Home in Santa Monica, Leven took a moment to talk about how the new single almost didn’t happen, how he started performing, and about bringing light to an increasingly dark world.
What was the recording process behind the song?
[Syd and I] just started coming up with ideas; we played music for each other and got a vibe. There was no intention to make a song together, or to do a song for her, or a song for me; we were just making music.
There’s a crazy story, to be honest with you. We’d done the whole song. I was finishing it up with Zack Sekoff on New Year’s Eve, and that night, [my girlfriend] Sofi was landing at the airport and I had to go pick her up. Right before I left, my harddrive crashed. I lost the whole session. I lost all the music; I just had the vocals in an email from Syd. I had to re-sing all my vocals, had to remake the whole beat and everything. So we redid the whole song, picked up my uncle Ricky from the airport, had him play guitar again…it was crazy.
Wait, who is uncle Ricky?
Uncle Ricky — his real name is Ricky Rouse. He’s a legend in his own right — he played with everybody, and he was the bandleader at Death Row with Snoop and Pac and them. He recorded the guitars on the song some months ago, and then the harddrive crashed. But he happened to be flying in back from Arizona on the day the song was due. So we had to remake the song, then pick him up from the airport on Friday, had him replay everything, mix and master it, and turned it in the same day.
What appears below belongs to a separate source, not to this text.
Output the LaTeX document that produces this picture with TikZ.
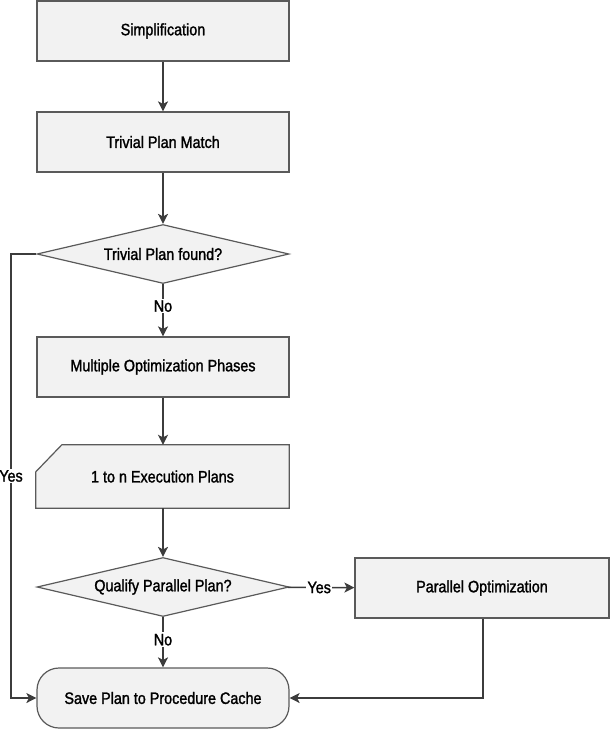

You’ve spent most of your career, especially early on, writing and producing for others, and you have a tight relationship with your collaborators. Is it different stepping into the spotlight as a solo artist?
I definitely think of myself more as a “team oriented” person…it’s been a smooth transition, but it’s also been kinda weird. Initially I wanted to write for other people and produce beats, but everything sort of moved at a fast pace. I would come up with an idea for a song and someone would be like, “Oh man, you should put this out yourself it sounds cool already.” And that turned into this. I’m still working with everyone around me…everything is a collaborative group effort, it’s just that my name is on it now. And that’s how I see it.
Songs like “Joy” and “Smile,” and your sound as a whole, are overwhelmingly positive. What do you want people to feel when they listen to your music?
I’m not setting out to only make “happy, happy” songs. I want the music to always make people feel, in some way, good — I have songs I’m working on for my project that are on the sadder side of things, but at the end of the day it’s still soulful; it might be sad but it’s still positive. We call my band “The Moon,” because when it’s dark out, the moon is shining. Everything we’re doing, we want to bring light to. This world right now, we’d all agree, isn’t too bright. I want to be bringing light, and I want to be doing it in an honest way, on record, off record. That’s the mission.